Sydney - Dois dias antes da cerimônia de abertura, a última Olimpíada do século já começou para a população de Sydney e promete ser uma das mais animadas e organizadas da história. A maior prova disso foi a multidão de mais de 100 mil pessoas que transformou a quarta-feira em domingo e invadiu o Parque Olímpico, no distante bairro de Homebush Bay. Enquanto os atletas treinavam para experimentar os estádios, ginásios, quadras e piscinas, lá fora, milhares de pessoas lotavam o bulevar, as tendas de fast-food, os stands dos patrocinadores e a superloja de produtos olímpicos. Se é verdade que o mundo está em Sydney, os seus moradores não querem perder nenhum momento.
Além do sol mais generoso dos últimos dias e das férias escolares, não faltavam motivos para a verdadeira ocupação do complexo esportivo. A grande maioria foi assistir ou participar do último ensaio para a cerimônia de abertura no estádio Olímpico. Muitos, porém, ainda foram atrás dos últimos ingressos disponíveis. Outros aproveitaram para fazer compras na superloja do parque e alguns turistas simplesmente queriam conhecer o lugar.
Mas, a grande festa mesmo foi do público local. Parece que ninguém quis ficar em casa. Nenhum motivo foi suficiente para se deixar de ir ao parque. Muitos idosos, alguns em cadeira de rodas, crianças correndo, bebês em seus carrinhos (sempre com bochechas rosadas) e até um recém-nascido podiam ser vistos ao redor do estádio, como se estivessem no quintal de casa. A maior afluência era para o ensaio no Estádio Olímpico.
Em uma área de poucos quilômetros quadrados, era preciso organizar a movimentação de mais de 100 mil pessoas, que se cruzavam com destinos diferentes. Noventa mil parentes e amigos dos voluntários, que receberam dois convites cada para serem distribuídos, saíam da estação de trem com destino ao Estádio Olímpico.
A alguns metros dali, dez mil protagonistas da festa se concentravam no estádio de aquecimento para o atletismo, enquanto outros dois mil músicos da Banda Sydney-2000 (a maior do mundo, segundo alguns cartazes espalhados pela cidade) se deslocavam até um terceiro estádio, de beisebol, do outro lado do bulevar. Tudo isso em meio a multidão que percorria as instalações do parque, onde centenas de atletas nadavam, corriam e disputavam amistosos.
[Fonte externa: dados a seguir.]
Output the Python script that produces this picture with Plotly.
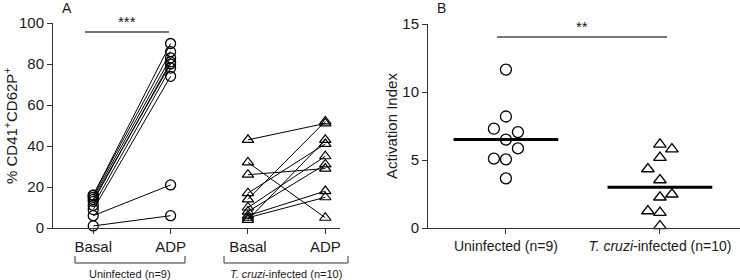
import numpy as np
import plotly.graph_objects as go

# ---- Panel A data (paired % CD41+CD62P+) ----
unin_basal = [16, 16, 15, 14, 13, 11, 9, 6, 1]
unin_adp = [90, 86, 83, 80, 81, 78, 74, 21, 6]
tc_basal = [43, 32, 26, 17, 14, 10, 8, 6, 5, 4]
tc_adp = [51, 5, 29, 41, 52, 35, 31, 18, 15, 43]
a_ticklabels = ["Basal", "ADP", "Basal", "ADP"]

# ---- Panel B data (activation index) ----
b_categories = ["Uninfected (n=9)", "<i>T. cruzi</i>-infected (n=10)"]
unin_ai = [11.65, 8.2, 7.3, 7.05, 6.5, 5.85, 5.1, 5.05, 3.65]
unin_col = [0, 0, -1, 1, 0, 1, -1, 0, 0]
tc_ai = [6.15, 5.8, 5.17, 4.34, 3.53, 2.26, 2.48, 1.25, 1.13, 0.15]
tc_col = [0, 1, 0, -1, 0, 0, 1, -1, 0, 0]

W, H = 740, 280
FONT = "Liberation Sans, Arial, sans-serif"
INK = "#1a1a1a"
COLW = 0.078

fig = go.Figure()

circ = dict(symbol="circle-open", size=10, color="black", line=dict(width=1.3, color="black"))
tri = dict(symbol="triangle-up-open", size=10, color="black", line=dict(width=1.2, color="black"))

for b, a in zip(unin_basal, unin_adp):
    fig.add_trace(go.Scatter(x=[0, 1], y=[b, a], mode="lines+markers",
                             line=dict(color="black", width=1), marker=circ,
                             cliponaxis=False, showlegend=False, xaxis="x", yaxis="y"))
for b, a in zip(tc_basal, tc_adp):
    fig.add_trace(go.Scatter(x=[2, 3], y=[b, a], mode="lines+markers",
                             line=dict(color="black", width=1), marker=tri,
                             cliponaxis=False, showlegend=False, xaxis="x", yaxis="y"))

# Panel B scatter
fig.add_trace(go.Scatter(x=[0 + c * COLW for c in unin_col], y=unin_ai, mode="markers",
                         marker=dict(symbol="circle-open", size=11, color="black", line=dict(width=1.3)),
                         cliponaxis=False, showlegend=False, xaxis="x2", yaxis="y2"))
fig.add_trace(go.Scatter(x=[1 + c * COLW for c in tc_col], y=tc_ai, mode="markers",
                         marker=dict(symbol="triangle-up-open", size=11, color="black", line=dict(width=1.3)),
                         cliponaxis=False, showlegend=False, xaxis="x2", yaxis="y2"))
for i, vals in enumerate([unin_ai, tc_ai]):
    m = float(np.median(vals))
    fig.add_trace(go.Scatter(x=[i - 0.34, i + 0.34], y=[m, m], mode="lines",
                             line=dict(color="black", width=3), showlegend=False,
                             xaxis="x2", yaxis="y2"))

def px(x):
    return x / W

def py(y):
    return 1 - y / H

axis_common = dict(showgrid=False, zeroline=False, showline=True, linecolor="#333", linewidth=1,
                   ticks="outside", ticklen=5, tickcolor="#333", automargin=False,
                   tickfont=dict(family=FONT, size=15, color=INK))

fig.update_layout(
    template="none",
    width=W, height=H, margin=dict(l=0, r=0, t=0, b=0, autoexpand=False),
    paper_bgcolor="white", plot_bgcolor="white",
    xaxis=dict(domain=[px(53), px(340)], range=[-0.52, 3.19], tickvals=[0, 1, 2, 3],
               ticktext=a_ticklabels, anchor="y", **axis_common),
    yaxis=dict(domain=[py(228), py(23)], range=[0, 100], tickvals=[0, 20, 40, 60, 80, 100],
               anchor="x", **axis_common),
    xaxis2=dict(domain=[px(428), 1.0], range=[-0.506, 1.52], tickvals=[0, 1],
                ticktext=b_categories, anchor="y2", **axis_common),
    yaxis2=dict(domain=[py(228), py(24)], range=[0, 15], tickvals=[0, 5, 10, 15],
                anchor="x2", **axis_common),
)
fig.layout.xaxis2.tickfont.size = 14

shapes = []
# significance bars
shapes.append(dict(type="line", xref="paper", yref="paper", x0=px(85), x1=px(169), y0=py(32), y1=py(32),
                   line=dict(color="#777", width=2)))
shapes.append(dict(type="line", xref="paper", yref="paper", x0=px(497), x1=px(667), y0=py(37), y1=py(37),
                   line=dict(color="#777", width=2)))
# group brackets under panel A
for x0, x1 in [(75, 185), (224, 348)]:
    shapes.append(dict(type="path", xref="paper", yref="paper",
                       path=f"M {px(x0)} {py(256)} L {px(x0)} {py(263)} L {px(x1)} {py(263)} L {px(x1)} {py(256)}",
                       line=dict(color="#333", width=1)))
fig.update_layout(shapes=shapes)

ann = [
    dict(x=px(127), y=py(22), text="***", font=dict(size=15)),
    dict(x=px(582), y=py(26), text="**", font=dict(size=15)),
    dict(x=px(130), y=py(274), text="Uninfected (n=9)", font=dict(size=11)),
    dict(x=px(286), y=py(274), text="<i>T. cruzi</i>-infected (n=10)", font=dict(size=11)),
    dict(x=px(67), y=py(8), text="A", font=dict(size=14)),
    dict(x=px(441), y=py(8), text="B", font=dict(size=14)),
    dict(x=px(11), y=py(126), text="% CD41<sup>+</sup>CD62P<sup>+</sup>", font=dict(size=15), textangle=-90),
    dict(x=px(392), y=py(126), text="Activation Index", font=dict(size=15), textangle=-90),
]
for a in ann:
    a.update(xref="paper", yref="paper", showarrow=False, xanchor="center", yanchor="middle")
    a["font"].update(family=FONT, color=INK)
fig.update_layout(annotations=ann)

fig.write_html("out.html", config={"displayModeBar": False},
               post_script="document.body.style.margin='0';document.body.style.overflow='hidden';")
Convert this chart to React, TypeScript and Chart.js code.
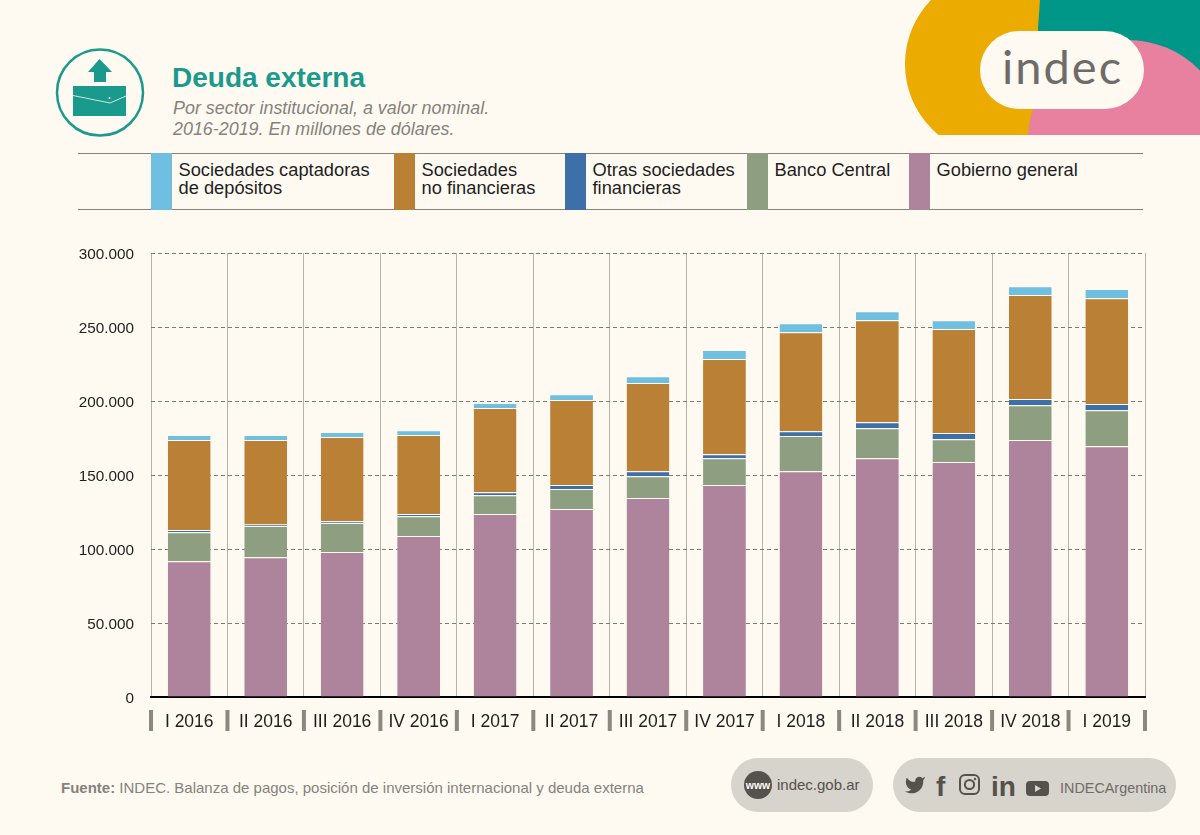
import Chart from "chart.js/auto";
import React, { useEffect, useRef } from "react";

const quarters = [
  "I 2016", "II 2016", "III 2016", "IV 2016",
  "I 2017", "II 2017", "III 2017", "IV 2017",
  "I 2018", "II 2018", "III 2018", "IV 2018",
  "I 2019",
];

const gobierno = [91800, 94500, 97900, 108700, 123600, 127000, 134400, 143200, 152600, 161400, 158700, 173600, 169500];
const bancoCentral = [19600, 21000, 19600, 13500, 12800, 13500, 14800, 18200, 23700, 20200, 15500, 23600, 24300];
const otrasFinancieras = [1400, 1000, 1300, 1400, 2000, 2700, 3400, 2700, 3300, 4100, 4100, 4100, 4100];
const noFinancieras = [60800, 57100, 56800, 53400, 56800, 57400, 59500, 64200, 66900, 68900, 70300, 70300, 71600];
const captadoras = [3400, 3400, 3400, 3300, 3400, 4000, 4700, 6100, 6100, 6000, 6000, 6000, 6100];

const BG = "#fefaf2";
const TEAL = "#1a9a8c";
const GREY_TEXT = "#85827c";
const DARK_PILL = "#55514c";

const legendItems = [
  { lines: ["Sociedades captadoras", "de depósitos"], color: "#6fbfe0", x: 151 },
  { lines: ["Sociedades", "no financieras"], color: "#b98036", x: 394 },
  { lines: ["Otras sociedades", "financieras"], color: "#3d6fa8", x: 565 },
  { lines: ["Banco Central"], color: "#8d9f80", x: 747 },
  { lines: ["Gobierno general"], color: "#ae849c", x: 909 },
];

// gruesas marcas grises debajo del eje, entre trimestres
const quarterMarks = {
  id: "quarterMarks",
  afterDraw(chart: any) {
    const { ctx, scales } = chart;
    const x = scales.x;
    const step = x.getPixelForValue(1) - x.getPixelForValue(0);
    ctx.save();
    ctx.fillStyle = "#8b8880";
    for (let i = 0; i <= quarters.length; i++) {
      const px = x.getPixelForValue(0) + (i - 0.5) * step;
      ctx.fillRect(px - 2, 710, 4, 21);
    }
    ctx.restore();
  },
};

const Header = () => (
  <>
    <clipPath id="corner">
      <rect x="880" y="0" width="320" height="135" />
    </clipPath>
    <g clipPath="url(#corner)">
      <circle cx="997" cy="64" r="92" fill="#ebab00" />
      <path d="M1040 0 L1200 0 L1200 110 L1038 110 L1038 28 Z" fill="#009688" />
      <circle cx="1128" cy="140" r="100" fill="#e8809f" />
    </g>
    <rect x="980" y="31" width="164" height="78" rx="39" fill={BG} />
    <text x="1002" y="84" fontFamily="Lato" fontSize="47" letterSpacing="2" fill="#6f6b68">indec</text>

    <circle cx="100" cy="92.6" r="43" fill="none" stroke={TEAL} strokeWidth="2.5" />
    <path d="M99.5 59 L112 72 L106 72 L106 82 L94 82 L94 72 L88 72 Z" fill={TEAL} />
    <rect x="73" y="86" width="53" height="30" fill={TEAL} />
    <path d="M73 95.5 L110 103 L126 96" fill="none" stroke={BG} strokeWidth="0.8" />
    <circle cx="109.5" cy="98" r="1" fill={BG} />

    <text x="172" y="87" fontFamily="Liberation Sans" fontWeight="700" fontSize="28" fill={TEAL}>Deuda externa</text>
    <text x="173" y="113.5" fontFamily="Liberation Sans" fontStyle="italic" fontSize="17.9" fill={GREY_TEXT}>Por sector institucional, a valor nominal.</text>
    <text x="173" y="134.5" fontFamily="Liberation Sans" fontStyle="italic" fontSize="17.9" fill={GREY_TEXT}>2016-2019. En millones de dólares.</text>

    <line x1="78" x2="1143" y1="153.5" y2="153.5" stroke="#85827c" />
    <line x1="78" x2="1143" y1="209.5" y2="209.5" stroke="#85827c" />
    {legendItems.map((item) => (
      <g key={item.x}>
        <rect x={item.x} y="153" width="21" height="57" fill={item.color} />
        {item.lines.map((line, i) => (
          <text key={line} x={item.x + 27.5} y={176 + i * 18} fontFamily="Liberation Sans" fontSize="18.3" fill="#1e1e1e">{line}</text>
        ))}
      </g>
    ))}
  </>
);

const Footer = () => (
  <>
    <text x="61" y="793" fontFamily="Liberation Sans" fontSize="15" fill={GREY_TEXT}>
      <tspan fontWeight="700">Fuente:</tspan> INDEC. Balanza de pagos, posición de inversión internacional y deuda externa
    </text>

    <rect x="731" y="758" width="142" height="54" rx="27" fill="#d7d3cd" />
    <circle cx="758" cy="785" r="14" fill={DARK_PILL} />
    <text x="758" y="789" textAnchor="middle" fontFamily="Liberation Sans" fontWeight="700" fontSize="10.5" fill={BG}>www</text>
    <text x="777" y="790" fontFamily="Liberation Sans" fontSize="15" fill={DARK_PILL}>indec.gob.ar</text>

    <rect x="893" y="758" width="283" height="54" rx="27" fill="#d7d3cd" />
    <path
      transform="translate(904 774) scale(0.92)"
      d="M23 3a10.9 10.9 0 0 1-3 1.53 4.48 4.48 0 0 0-7.86 3v1A10.66 10.66 0 0 1 3 4s-4 9 5 13a11.64 11.64 0 0 1-7 2c9 5 20 0 20-11.5a4.5 4.5 0 0 0-.08-.83A7.72 7.72 0 0 0 23 3z"
      fill={DARK_PILL}
    />
    <text x="936" y="796" fontFamily="Liberation Sans" fontWeight="700" fontSize="28" fill={DARK_PILL}>f</text>
    <rect x="960" y="775" width="19" height="19" rx="5" fill="none" stroke={DARK_PILL} strokeWidth="2" />
    <circle cx="969.5" cy="784.5" r="4.6" fill="none" stroke={DARK_PILL} strokeWidth="2" />
    <circle cx="975" cy="779" r="1.2" fill={DARK_PILL} />
    <text x="991" y="796" fontFamily="Liberation Sans" fontWeight="700" fontSize="28" fill={DARK_PILL}>in</text>
    <rect x="1026" y="781" width="23" height="15" rx="4" fill={DARK_PILL} />
    <path d="M1035 785 L1041 788.5 L1035 792 Z" fill="#d7d3cd" />
    <text x="1060" y="793" fontFamily="Liberation Sans" fontSize="14.4" fill="#6f6b68">INDECArgentina</text>
  </>
);

const App: React.FC = () => {
  const chartRef = useRef<Chart>();
  const canvasRef = useRef<HTMLCanvasElement>(null);

  useEffect(() => {
    const canvas = canvasRef.current;
    if (!canvas) {
      return;
    }

    const series = [
      { label: "Gobierno general", data: gobierno, backgroundColor: legendItems[4].color },
      { label: "Banco Central", data: bancoCentral, backgroundColor: legendItems[3].color },
      { label: "Otras sociedades financieras", data: otrasFinancieras, backgroundColor: legendItems[2].color },
      { label: "Sociedades no financieras", data: noFinancieras, backgroundColor: legendItems[1].color },
      { label: "Sociedades captadoras de depósitos", data: captadoras, backgroundColor: legendItems[0].color },
    ];

    chartRef.current = new Chart(canvas, {
      type: "bar",
      data: {
        labels: quarters,
        datasets: series.map((s) => ({
          ...s,
          borderColor: BG,
          borderWidth: { top: 1 },
          borderSkipped: false,
          barPercentage: 0.56,
          categoryPercentage: 1,
        })),
      },
      plugins: [quarterMarks],
      options: {
        responsive: false,
        animation: false,
        layout: { padding: { left: 0, right: 55, top: 253, bottom: 98 } },
        plugins: { legend: { display: false }, title: { display: false }, tooltip: { enabled: false } },
        scales: {
          x: {
            stacked: true,
            grid: { color: "#b5b2aa", lineWidth: 1, drawTicks: false },
            border: { color: "#000000", width: 2 },
            ticks: {
              color: "#1e1e1e",
              padding: 15,
              maxRotation: 0,
              autoSkip: false,
              font: { family: "Liberation Sans", size: 17.5 },
            },
            afterFit: (scale: any) => {
              scale.height = 40;
            },
          },
          y: {
            stacked: true,
            min: 0,
            max: 300000,
            grid: { color: "#7d7a72", lineWidth: 1, drawTicks: false },
            border: { display: false, dash: [4, 3] },
            ticks: {
              color: "#1e1e1e",
              stepSize: 50000,
              padding: 17,
              labelOffset: 2,
              font: { family: "Liberation Sans", size: 15.3 },
              callback: (v: any) => Number(v).toLocaleString("de-DE"),
            },
            afterFit: (scale: any) => {
              scale.width = 151;
            },
          },
        },
      },
    });

    return () => {
      if (chartRef.current) {
        chartRef.current.destroy();
      }
    };
  }, []);

  return (
    <div style={{ position: "absolute", left: 0, top: 0, width: 1200, height: 835, background: BG, overflow: "hidden" }}>
      <svg width="1200" height="835" style={{ position: "absolute", left: 0, top: 0 }}>
        <Header />
        <Footer />
      </svg>
      <canvas ref={canvasRef} width={1200} height={835} style={{ position: "absolute", left: 0, top: 0 }} />
    </div>
  );
};

export default App;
Apesar de toda a movimentação e da meia dúzia de policiais, não houve nenhuma confusão. Batalhões de voluntários e seguranças da Olimpíada orientavam os pedestres. Primeiro, os dez mil figurantes da festa foram deslocados para o estádio de atletismo. Em seguida, os dois mil músicos atravessaram sem problemas o bulevar, carregando seus instrumentos para o ensaio. A multidão esperou paciente mais de 20 minutos para continuar sua caminhada. Quando ela foi reiniciada, cercas móveis já haviam sido colocadas ao redor do Estádio Olímpico, onde só se ingressava com o ingresso. O resto do espaço ficou para os transeuntes que apenas passeavam pelo local.
Não houve confusão nem no guichê dos tickets, que engolia lentamente duas organizadas e bem comportadas filas. Ali, ninguém parecia muito preocupado com a espera. "Quero ingressos para o vôlei, mas não tenho a mínima idéia se ainda vou encontrar algum", explicou a estudante Claudine Ronin. Ao seu lado, o office-boy Sydney Collin sonhava com algumas entradas para a ginástica. "Não tive tempo para vir antes e não sei se conseguirei os ingressos, mas vou cruzar os dedos."
A organização era tanta que alguns brasileiros ficaram perdidos. "Você não quer alguns ingressos para o judô?", pergunta o engenheiro e dublê de cambista, Hamilton Correia, ao lado da fila. Depois de gastar cerca de R$ 330,00 com 14 tickets, Hamilton parece disposto a recuperar parte do dinheiro. "Não quer nem para o vôlei? Ainda tenho três pelo mesmo preço", insiste. Como na fila também ninguém se manifesta, ele diz que já tem seu plano B. "Trouxe vinte camisas do Banco do Brasil, que vou vender para a torcida brasileira", anuncia. Desanimado, Hamilton sai com o seu "mico" na mão, enquanto a fila segue imperturbável.
Nada, aliás, parece que vai atrapalhar a festa australiana. Para fechar o dia, com o know-how de várias festas de reveillón inesquecíveis, os organizadores promoveram uma chuva de fogos, que coloriu a noite do parque durante cinco minutos e encerrou o ensaio. Era só uma simulação, mas ficou a impressão de que a verdadeira festa já começou.